This time identified as a “multi-shirt” leader, the ultra-royalist chameleon Tul Sitthisomwong is in the news again shouting support for the miltiary junta’s constitution. The problem for PPT is that Tul is a constitutional dullard.
Let’s first quote, in total, Chapter 15 of the military’s 2007 constitution on Amendment of the Constitution:
Section 291. An amendment of the Constitution may be made only under the rules and procedure as follows:
(1) a motion for amendment must be proposed either by the Council of Ministers or members of the House of Representatives of not less than one-fifth of the total number of the existing members of the House of Representatives or members of both Houses of not less than one-fifth of the total number of the existing members thereof or persons having the right to votes of not less than fifty thousand in number under the law on the public submission of a bill;
A motion for amendment which has the effect of changing the democratic regime of government with the King as Head of State or changing the form of State shall be prohibited;
(2) a motion for amendment must be proposed in the form of a draft Constitution Amendment and the National Assembly shall consider it in three readings;
(3) the voting in the first reading for acceptance in principle shall be by roll call and open voting, and the amendment must be approved by votes of not less than one-half of the total number of the existing members of both Houses;
(4) in the consideration section by section in the second reading, consultation with the people who submit a draft Constitution Amendment shall be held;
The voting in the second reading for consideration section by section shall be decided by a simple majority of votes;
(5) at the conclusion of the second reading, there shall be an interval of fifteen days after which the National Assembly shall proceed with its third reading;
(6) the voting in the third and final reading shall be by roll call and open voting, and its promulgation as the Constitution must be approved by votes of more than one-half of the total number of the existing members of both Houses;
(7) after the resolution has been passed in accordance with the above rules and procedure, the draft Constitution Amendment shall be presented to the King, and the provisions of section 150 and section 151 shall apply mutatis mutandis.
Now let’s turn to The Nation’s report on yellow-shirt/multi-color/no color/ultra-royalist/Siam Samakkhi/etcetera Tul and his political misreading of the very constitution that was meant to be the royalists elite’s tool for political control.
Tul reportedly said “that the attempt to ‘amend’ the whole constitution was on a questionable legal footing, so the charter amendment bill should be subjected to judicial interpretation.”
He is running about getting the Office of the Ombudsman and the Constitutional Court to rule against amendment, including to the article listed above.

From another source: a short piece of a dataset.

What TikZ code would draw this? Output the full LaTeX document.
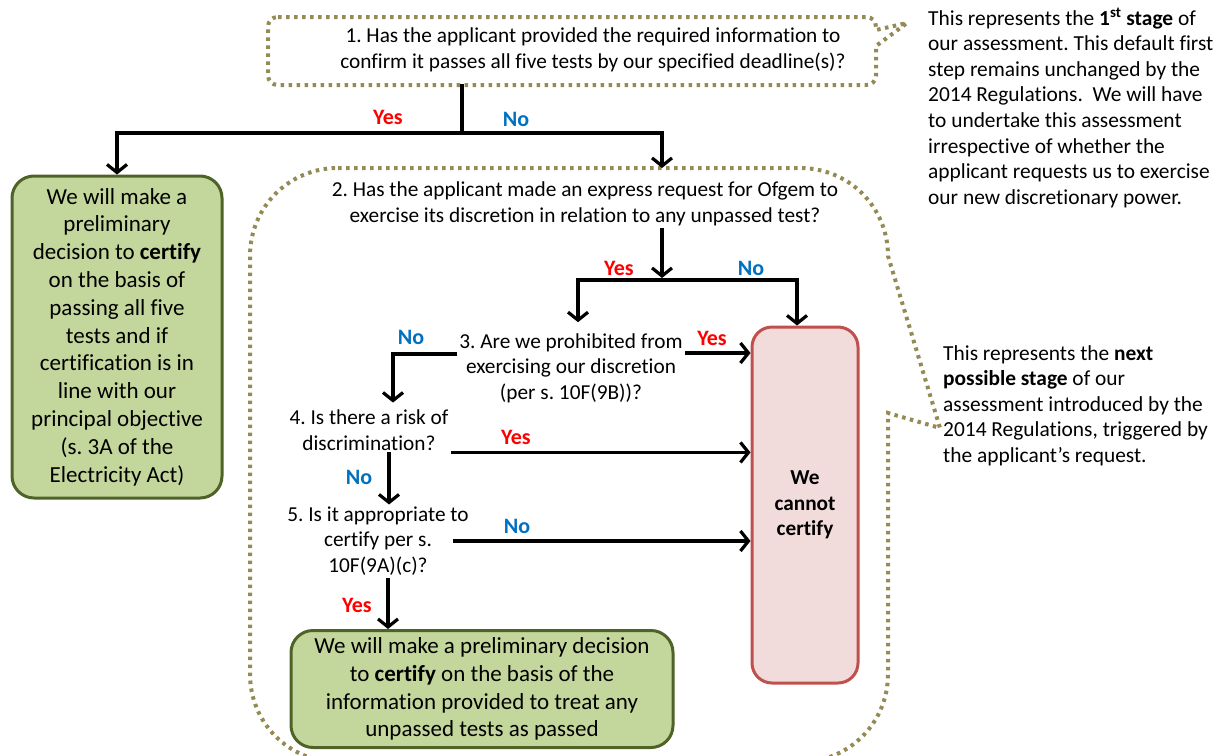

More, he is apparently thinking of “petitioning the Attorney-General’s Office to launch an inquiry into whether the move to discard the charter amounted to treason…”.
What Tul seems to be conjuring is a view that the bill would amend Article 291 – currently under consideration to empower a Constitutional Drafting Assembly that is not currently a part of Article 291 will lead the CDA “to produce an entirely new charter…”. He opines that Article 291″provides only for specific changes and not a complete rewrite”
We see considerable logical creep in Tul’s claims – perhaps the more appropriate term would be “illogical creep.” Essentially, Tul wants no changes at all to the junta’s constitution. As he thrashes about seeking to block any change, Tul ignores several things. First, he elevates proposed amendments to a complete rewrite of the constitution. PPT doesn’t see any evidence of that. Second, it appears that the current Article 291 allows for considerable amendments, proposed by parliament or the people, in all areas except for those we highlighted above. In other words, he’s beating up a claim based on a lie. Third, Tul raises the possibility that anyone seeking to replace the junta’s constitution would be guilty of treason.
This is an attempt to defend a constitution that was put in place in a process that even the pro-royalist Bangkok Post said, in an editorial on 1 August 2007 said had a “facade of being a democratic choice… ”, adding “[t]his is not democracy, this is not the rule of law.”
Tul wants to defend all of that to the very end.